May 7, 2024 6:57 pm
New Cybersecurity Attacks Revealed by Computer Scientists

Researchers from Purdue University and the University of California, San Diego, have developed a new microarchitectural control-flow extraction attack that is more accurate and powerful than any seen before. Kazem Taram, an assistant professor of computer science at Purdue University and a UC San Diego computer science PhD graduate, led the research team.

The project involved collaboration with coauthors from both universities, including Dean Tullsen, Hosein Yavarzadeh, Archit Agarwal, Deian Stefan, Christina Garman from Purdue University, Daniel Moghimi from Purdue University, Daniel Genkin from Georgia Tech, and Max Christman and Andrew Kwong from the University of North Carolina Chapel Hill. The research was supported by multiple organizations such as the Air Force Office of Scientific Research, the Defense Advanced Research Projects Agency, the National Science Foundation, the Alfred P. Sloan Research Fellowship and donations from Intel Qualcomm and Cisco.

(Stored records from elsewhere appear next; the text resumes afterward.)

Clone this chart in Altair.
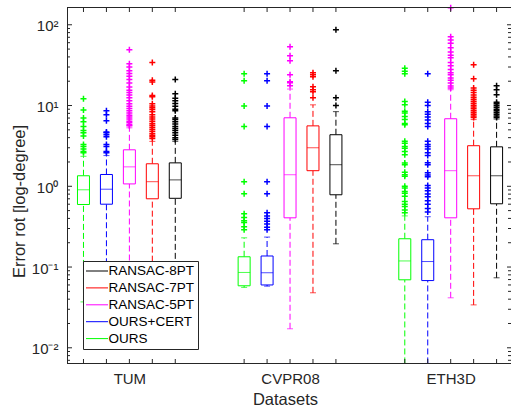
import altair as alt
import pandas as pd

# ---------------- data ----------------
datasets = ["TUM", "CVPR08", "ETH3D"]
methods = ["OURS", "OURS+CERT", "RANSAC-5PT", "RANSAC-7PT", "RANSAC-8PT"]
legend_order = ["RANSAC-8PT", "RANSAC-7PT", "RANSAC-5PT", "OURS+CERT", "OURS"]
legend_colors = ["#000000", "#ff0000", "#ff00ff", "#0000ff", "#00ff00"]
positions = [1, 2, 3, 4, 5, 8, 9, 10, 11, 12, 15, 16, 17, 18, 19]

# box statistics, order: dataset-major, methods as listed above
q1 = [0.595, 0.60, 1.07, 0.70, 0.71,
      0.0586, 0.060, 0.407, 1.56, 0.785,
      0.0695, 0.068, 0.407, 0.526, 0.607]
med = [0.905, 0.92, 1.74, 1.14, 1.20,
       0.0857, 0.085, 1.39, 3.0, 1.85,
       0.119, 0.117, 1.56, 1.35, 1.35]
q3 = [1.35, 1.40, 2.83, 1.90, 1.95,
      0.134, 0.137, 7.05, 5.6, 4.35,
      0.224, 0.218, 6.86, 3.18, 3.08]
lo = [0.037, 0.03, 0.02, 0.025, 0.035,
      0.056, 0.058, 0.0172, 0.048, 0.194,
      0.0064, 0.0064, 0.0416, 0.034, 0.0736]
hi = [2.35, 2.4, 5.3, 3.6, 3.6,
      0.23, 0.235, 16.0, 10.2, 8.4,
      0.43, 0.42, 15.7, 6.7, 6.8]

out_tum = [
    [12.1, 8.8, 7.0, 6.3, 5.5, 4.9, 4.6, 4.2, 3.3, 3.1, 2.9, 2.7, 2.6],
    [8.6, 7.7, 6.5, 4.7, 4.6, 4.35, 4.1, 3.3, 3.1, 2.7, 2.6],
    [49, 33, 30, 27, 25, 23, 21, 19, 17, 15.5, 14.5, 13.5, 12.5, 11.5, 10.5,
     9.8, 9.2, 8.6, 8.1, 7.6, 7.2, 6.8, 6.4, 6.1, 5.8, 5.6],
    [34, 20.5, 19.5, 13.3, 12.8, 10.5, 9.9, 9.4, 8.9, 8.4, 7.7, 7.2, 6.8, 6.4,
     6.0, 5.7, 5.4, 5.1, 4.8, 4.5, 4.3, 4.1, 3.9],
    [21, 14, 12.3, 11.5, 10.6, 9.8, 9.0, 8.6, 7.0, 6.7, 6.3, 5.9, 5.5, 5.2,
     4.9, 4.6, 4.3, 4.0, 3.8],
]
out_cvpr = [
    [24.7, 20.3, 9.9, 5.5, 1.14, 0.81, 0.456, 0.41, 0.375, 0.355, 0.316, 0.289],
    [24.7, 20.3, 9.9, 5.5, 1.14, 0.81, 0.47, 0.43, 0.40, 0.37, 0.34, 0.31, 0.29],
    [53.5, 41.3, 35.8, 24.0, 19.7, 19.1, 17.6],
    [25.5, 24.0, 22.7, 17.1, 15.7, 14.8, 12.5],
    [86.7, 26.9, 12.5, 10.0],
]
out_eth = [
    [29, 26.5, 24.7, 11.2, 10.2, 8.5, 8.1, 7.3, 6.7, 6.0, 5.8, 3.6, 3.4, 3.1,
     2.95, 2.7, 2.45, 1.94, 1.85, 1.49, 1.39, 1.33, 1.0, 0.95, 0.86, 0.82,
     0.75, 0.65, 0.60, 0.56, 0.51, 0.47],
    [24.7, 11.0, 10.0, 8.4, 7.8, 7.2, 6.6, 6.0, 5.5, 3.6, 3.3, 3.1, 2.9, 2.6,
     2.4, 1.95, 1.85, 1.47, 1.38, 1.31, 1.02, 0.95, 0.88, 0.80, 0.74, 0.66,
     0.60, 0.53, 0.48],
    [162, 71, 65, 59, 52, 46, 42, 39, 34, 31, 28, 25.5, 24, 22, 20.5, 19,
     17.5, 16.5],
    [32, 21.5, 16.5, 15.5, 14.5, 13.5, 12.7, 12.0, 11.3, 10.7, 10.1, 9.6, 9.1,
     8.6, 8.2, 7.8, 7.4, 7.1],
    [17.6, 15.7, 13.6, 11.0, 10.5, 10.0, 9.5, 9.0, 8.6, 8.2, 7.8, 7.4, 7.1],
]
y_major = [0.01, 0.1, 1, 10, 100]
x_label_pos = [3, 10, 17]

# ---------------- tables ----------------
rows = []
for d_i, d in enumerate(datasets):
    for m_i, m in enumerate(methods):
        k = d_i * 5 + m_i
        rows.append(dict(pos=positions[k], method=m, dataset=d, q1=q1[k],
                         med=med[k], q3=q3[k], lo=lo[k], hi=hi[k]))
box_df = pd.DataFrame(rows)

out_rows = []
for d_i, outs in enumerate([out_tum, out_cvpr, out_eth]):
    for m_i, vals in enumerate(outs):
        for v in vals:
            out_rows.append(dict(pos=positions[d_i * 5 + m_i], method=methods[m_i], v=v))
out_df = pd.DataFrame(out_rows)

minor_vals = [m * 10.0 ** k for k in range(-3, 3) for m in range(2, 10)
              if 0.0063 <= m * 10.0 ** k <= 166]
major_df = pd.DataFrame({"v": y_major})
minor_df = pd.DataFrame({"v": minor_vals})
pos_df = pd.DataFrame({"pos": positions})
one_df = pd.DataFrame({"a": [0]})

# ---------------- styling ----------------
W, H = 444, 357
TXT = "#262626"
FONT = "Liberation Sans"

xscale = alt.Scale(domain=[0.5, 19.41], nice=False, zero=False)
yscale = alt.Scale(type="log", domain=[0.0063, 166], nice=False)
cscale = alt.Scale(domain=legend_order, range=legend_colors)

x_axis = alt.Axis(
    values=x_label_pos,
    labelExpr="datum.value == 3 ? 'TUM' : (datum.value == 10 ? 'CVPR08' : 'ETH3D')",
    domain=False, ticks=False, tickSize=0, grid=False,
    labelFont=FONT, labelFontSize=15, labelColor=TXT, labelPadding=7, labelAngle=0,
    labelFlush=False,
    title="Datasets", titleFont=FONT, titleFontSize=16.5, titleFontWeight="normal",
    titleColor=TXT, titleX=218, titleY=35, titleAlign="center", titleBaseline="middle",
)
y_axis = alt.Axis(
    values=y_major,
    labelExpr="datum.value > 50 ? '10²' : (datum.value > 5 ? '10¹' : (datum.value > 0.5 ? '10⁰' : (datum.value > 0.05 ? '10⁻¹' : '10⁻²')))",
    domain=False, ticks=False, tickSize=0, grid=False,
    labelFont=FONT, labelFontSize=15, labelColor=TXT, labelPadding=9, labelOffset=1,
    title="Error rot [log-degree]", titleFont=FONT, titleFontSize=16.5,
    titleFontWeight="normal", titleColor=TXT, titleX=-47.5, titleY=194,
    titleAngle=270, titleAlign="center", titleBaseline="middle",
)

legend = alt.Legend(
    orient="none", legendX=16, legendY=254, direction="vertical", title=None,
    symbolType="stroke", symbolSize=529, symbolStrokeWidth=1, symbolOffset=-1.5,
    symbolDash=[1, 0], clipHeight=14, rowPadding=2.9, padding=3, labelOffset=0,
    labelFont=FONT, labelFontSize=13.5, labelColor="#000000",
    fillColor="white", strokeColor=TXT, zindex=5,
)


def X():
    return alt.X("pos:Q", scale=xscale, axis=x_axis)


def Y(f):
    return alt.Y(f"{f}:Q", scale=yscale, axis=y_axis)


def S():
    return alt.Stroke("method:N", scale=cscale, legend=legend)


C = alt.Color("method:N", scale=cscale, legend=None)

base_box = alt.Chart(box_df)

whisk_lo = base_box.mark_rule(strokeDash=[6, 3], strokeWidth=1).encode(
    x=X(), y=Y("lo"), y2="q1:Q", stroke=S())
whisk_hi = base_box.mark_rule(strokeDash=[6, 3], strokeWidth=1).encode(
    x=X(), y=Y("q3"), y2="hi:Q", stroke=S())
cap_lo = base_box.mark_tick(orient="horizontal", size=6, thickness=1).encode(
    x=X(), y=Y("lo"), color=C)
cap_hi = base_box.mark_tick(orient="horizontal", size=6, thickness=1).encode(
    x=X(), y=Y("hi"), color=C)
boxes = base_box.mark_bar(size=12, fill="white", strokeWidth=1).encode(
    x=X(), y=Y("q1"), y2="q3:Q", stroke=S())
medians = base_box.mark_tick(orient="horizontal", size=12, thickness=1).encode(
    x=X(), y=Y("med"), color=C)
outliers = alt.Chart(out_df).mark_point(
    shape="M-1,0H1M0,-1V1", size=36, filled=False, strokeWidth=1.5, opacity=1
).encode(x=X(), y=Y("v"), stroke=S())

# frame and inward ticks (MATLAB style)
frame_top = alt.Chart(one_df).mark_rule(color=TXT, strokeWidth=1).encode(
    x=alt.value(0), x2=alt.value(W), y=alt.value(0.5))
frame_left = alt.Chart(one_df).mark_rule(color=TXT, strokeWidth=1).encode(
    x=alt.value(0.5), y=alt.value(0), y2=alt.value(H))
frame_bottom = alt.Chart(one_df).mark_rule(color=TXT, strokeWidth=1).encode(
    x=alt.value(0), x2=alt.value(W), y=alt.value(H - 0.5))
ticks_top = alt.Chart(pos_df).mark_rule(color=TXT, strokeWidth=1).encode(
    x=X(), y=alt.value(0), y2=alt.value(5))
ticks_bottom = alt.Chart(pos_df).mark_rule(color=TXT, strokeWidth=1).encode(
    x=X(), y=alt.value(H - 5), y2=alt.value(H))
ticks_lmaj = alt.Chart(major_df).mark_rule(color=TXT, strokeWidth=1).encode(
    y=Y("v"), x=alt.value(0), x2=alt.value(5))
ticks_lmin = alt.Chart(minor_df).mark_rule(color=TXT, strokeWidth=1).encode(
    y=Y("v"), x=alt.value(0), x2=alt.value(3))
ticks_rmaj = alt.Chart(major_df).mark_rule(color=TXT, strokeWidth=1).encode(
    y=Y("v"), x=alt.value(W - 4), x2=alt.value(W))
ticks_rmin = alt.Chart(minor_df).mark_rule(color=TXT, strokeWidth=1).encode(
    y=Y("v"), x=alt.value(W - 3), x2=alt.value(W))

chart = alt.layer(
    whisk_lo, whisk_hi, cap_lo, cap_hi, boxes, medians, outliers,
    frame_top, frame_left, frame_bottom, ticks_top, ticks_bottom,
    ticks_lmaj, ticks_lmin, ticks_rmaj, ticks_rmin,
).properties(
    width=W, height=H,
    autosize=alt.AutoSizeParams(type="none"),
    padding={"left": 67, "top": 7, "right": 0, "bottom": 43},
    background="white",
).configure_view(stroke=None)

chart.save("out.html", embed_options={"renderer": "svg", "actions": False})
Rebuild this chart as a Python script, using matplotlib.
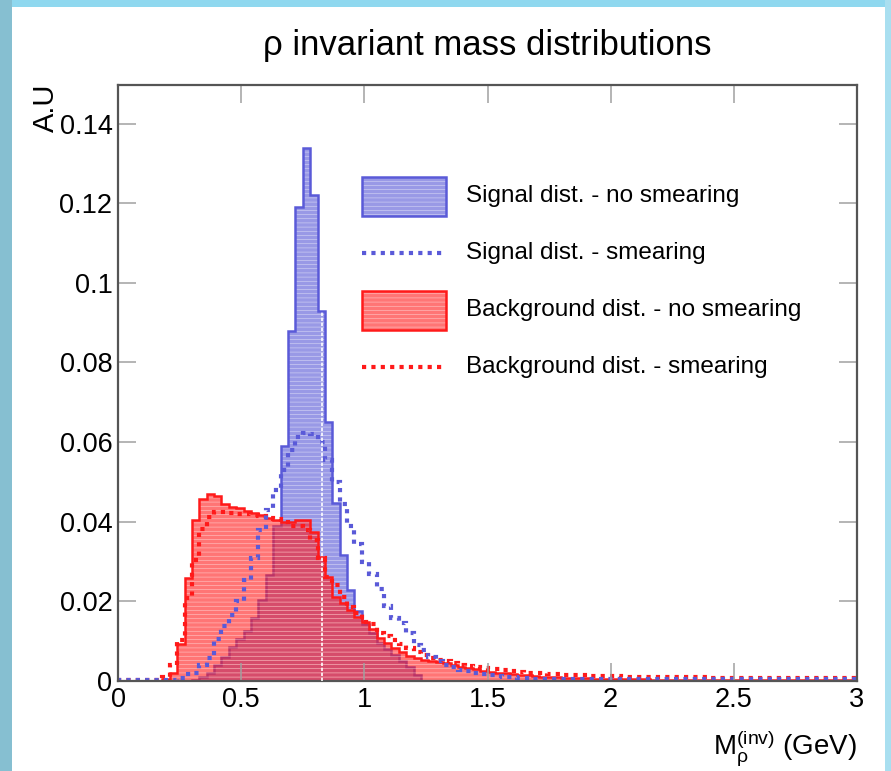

The researchers followed responsible disclosure practices by notifying Intel and AMD of the security findings in November 2023. Intel subsequently alerted other affected hardware/software vendors of the issues. Both Intel and AMD committed to addressing the concerns raised in the paper by issuing a Security Announcement (SA) and a Security Bulletin (SB), respectively. The findings were also shared with Vulnerability Information and Coordination Environment (VINCE) under Case VU#157097 which pertains to a class of attack primitives that enable data exposure on high-end Intel CPUs. This collaborative effort highlights the importance of ethical and transparent communication in addressing cybersecurity vulnerabilities.